The Secretary of the Navy continued a tour of East Asian allies last week with a stop in Japan, in part looking to spur more investment in domestic U.S. shipyard capabilities.

Secretary Carlos Del Toro met with Kensuke Namura, president of Namura Shipbuilding

and subsidiary Sasebo Heavy Industries; Masayuki Eguchi, senior vice president of integrated defense and space systems at Mitsubishi Heavy Industries, and Atushi Etoh, managing officer of Japan Marine United on Feb. 28.

Secretary of the Navy Carlos Del Toro and U.S. Ambassador to Japan Rahm Emanuel meet with executives from Mitsubishi Heavy Industries in Tokyo, Feb. 28. (Photo: U.S. Embassy Tokyo)
Secretary of the Navy Carlos Del Toro and U.S. Ambassador to Japan Rahm Emanuel met with executives from Mitsubishi Heavy Industries in Tokyo, Feb. 28. (Photo: U.S. Embassy Tokyo)

The following day, Del Toro and U.S. Ambassador to Japan Rahm Emanuel toured Mitsubishi’s shipyard in Yokohama. The Henry J. Kaiser-class replenishment oiler USNS Big Horn (T-AO 198) is currently undergoing repairs at Mitsubishi.

“I am here to reaffirm the Department of the Navy’s long-standing partnership with the defense forces of Japan, and to strengthen that partnership even further,” Del Toro said in a statement while in Japan.

The discussions with Japanese shipbuilding executives are part of Del Toro’s efforts to increase foreign investment in U.S. shipyards. They follow a similar set of meetings days earlier in South Korea (Defense Daily, March 1).
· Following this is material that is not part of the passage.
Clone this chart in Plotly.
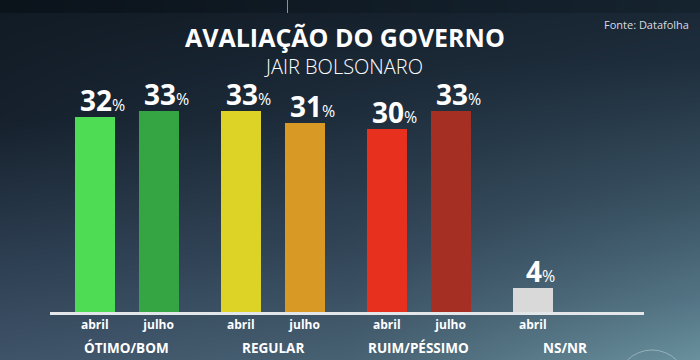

During this visit, the Navy Secretary also met with the Japanese National Security Adviser, Minister of Defense, and Head of Navy. The Navy said this was Del Toro’s third visit to Japan as secretary.

These efforts are part of Del Toro’s push for a new Maritime Statecraft that he first articulated during a September speech. It seeks to build U.S. and allied commercial and naval maritime power, in part to counter the rise of Chinese power (Defense Daily, Sept. 29, 2023).

During a Feb. 15 speech at the WEST 2024 conference, Del Toro argued the U.S. Navy needs a more effective voyage repair strategy. While in the past the service was allowed three voyage repairs annually, Del Toro said he is trying to increase that to six voyage repairs overseas per year, to include more work in Japan and South Korea in particular.

He said this push will be “so that we can actually start doing voyage repairs in Japan, Korea, India and other places as well, too, to ensure that it’s a good relationship going into it before we ever are called to conflict. Hopefully, never, but nevertheless, we have to be prepared for that.”

The Navy started to expand foreign maintenance of its ship in 2022, when the first Military Sealift Command’s (MSC) Lewis and Clark-class dry cargo ship USNS Charles Drew (T-AKE 10) conducted maintenance work at the Larsen & Toubro Ltd. shipyard in India (Defense Daily, Aug. 18, 2022).